The acceleration of the attacks on U.S. and NATO troops by the very ones they are charged to train are front-page news now. These attacks are becoming so "normal" that they even have a name: green-on-blue. There have been almost three times as many attacks this year as in 2011.
What must it feel like to be a soldier "inside the wire," supposedly secure, training the locals as police and soldiers so they can manage their own country as a democracy when international forces withdraw in 2014? To know that you can't trust those you are training, that as soon as a weapon carries a live round, it could be turned on you? If you've been there a while, you get it: you're an easy kill. If you don't get it, you're in even greater danger.
Many of these Americans in Afghanistan have served four, five or more tours. I've been getting phone calls from the combat zones since 2004. Here's how one soldier put it:
"It's like sleeping with a rattlesnake. You can't be sure where he is in the bed, but you know he's there, so you sleep lightly. You're always on guard for a strike."
Always on guard. I know the physiological stress that puts on the body, that hypervigilance. I can only imagine what it must do to the mind. Being put in harm's way for brief, intense periods is one thing. Having to know danger is always a heartbeat away is another.
Staff Sergeant Chad Reiber (U.S. Army Reserves) just completed his fourth tour, having served two tours in Iraq and two in Afghanistan. He describes working alongside Afghan Army soldiers both inside and outside the wire, as a kind of on-the-job training. Asked whether he worried about security on his own base, he said,
"Not usually among the men I knew. But when we went out to other bases, I felt danger then.
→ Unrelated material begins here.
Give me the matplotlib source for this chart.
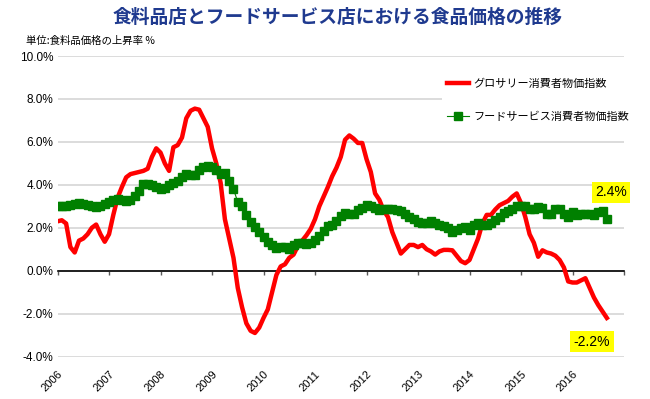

You never knew when it would happen, you just knew it was a very real possibility all the time. You expect that outside the wire. But danger inside the wire? That changes everything."
Wendell Guillermo, now a National Veterans Foundation staffer, served two tours in Iraq with the 82nd Airborne Division, U.S. Army. He says hypervigilance becomes a habit that combat vets bring home:
"I can imagine that if I were there now, I'd want the security of a weapon. Coming home from my own combat experience, I know it's hard not to translate any presence into danger. An ordinary traffic stop can seem threatening. Even how you drive is different, scanning the roadsides, driving erratically at times. Crowds are disorienting. Back home, I felt like I was walking on eggshells, not IED's."
Is it any wonder that we have returning troops struggling with reintegration into civilian life, or troops who choose suicide? We need to acknowledge both the danger we are asking our troops to accept and the long-term effects of it. We're still dealing with trauma from Vietnam. Our returning warriors deserve to be met with compassion for what they have witnessed and experienced. As citizens, we might be limited in what we can do to affect change in the war zones, but that doesn't hold for what happens here at home. We need to be present for these vets, with our eyes and ears and hearts. And with a commitment to see that they get the healing they need.